On the other hand, the tax cut deal itself will create some room to mess with Social Security that was not there before. Many analysts have (correctly) noted that the cost of the tax bill will play into the conventional wisdom about deficits, resulting in arguments that big-ticket items like Social Security must be cut. My concern, however, is with the temporary reduction in the payroll tax for Social Security in 2011. The 2% reduction will save a $50,000/year earner $1,000, with a total loss to the system of almost 1/6 of its non-interest revenues. The question is, how will that lost revenue be accounted for within Social Security?

Because Social Security has a dedicated tax source, FICA taxes are supposed to go entirely into Social Security's coffers.

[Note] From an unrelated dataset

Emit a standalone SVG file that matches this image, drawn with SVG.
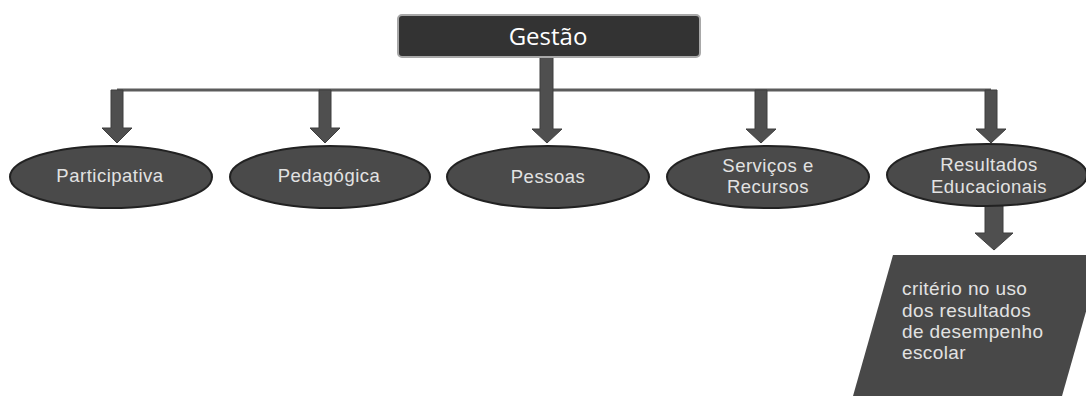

The accounting distinction between Social Security and the rest of the government is thus statutory, rather than economic, which means that next year's loss of Social Security tax revenue can either result in less money being credited to Social Security, or in general revenues being used to replace the lost Social Security revenues. The change in the federal government's overall deficit is no different in either case. However, because the tax holiday would otherwise change the projected depletion date of the retirement trust fund, it is politically necessary to enact the tax holiday without formally costing Social Security any money. That means that the non-Social Security deficit must be increased, to pay for the 2% Social Security tax cut.

As much as I applaud both the effort to target a tax cut to the lower ends of the income scale, and to do so in a way that does not change Social Security's funding picture, there is a larger danger here. Earlier this year, there was a big stink about the short-term change in the path of Social Security's annual surplus or deficit, with the Great Recession turning a few years of projected small surpluses into small deficits. This was all very unimportant, but it provided an opening for people to describe the long-planned transition from annual Social Security surpluses to annual deficits as proof that Social Security is fundamentally bankrupt.

The correct response to this argument is that Social Security really should be thought of as a separate system, because the decades of annual Social Security surpluses (memorialized in the trust fund) can only be credited meaningfully to the system by allowing benefits to be paid both from annual payroll tax collections and general revenues. Again, however, this only makes sense if we treat the payments from general revenues as a repayment to the system for all those years in which Social Security taxes were higher than was needed to pay for concurrent benefits.

The 2011 tax holiday, however, makes this programmatic separation much easier to attack. As easy as it is for Social Security's opponents to try to distort the debate with half-truths about the "empty" trust fund, the public continues to be comfortable with the idea that the system will be solvent at least so long as the annual flow from general revenues is tied directly to the repayment of accumulated credits in the trust fund.

We now, however, have enacted a much more blatant transfer of funds between these two tubs of money. We are using general funds to make Social Security whole, even though the tax cut is specifically a break for those who are paying into the system. This is not compensation for previous (or future) overpayment; it is a simple matter of using general revenues to support a system that is supposed to be (in the aggregate, over time) independent of the rest of the federal government.

There is a very real danger that this will change the debate for the worse. There are plenty of legal fictions that have very practical consequences in the real world. The corporate form of business comes to mind. If people were to start treating that legal fiction as non-binding, our system would be shaken to its core. The legal fiction of Social Security's separate financing is also extremely important to maintain. This year's tax cut compromise may fatally undermine that distinction.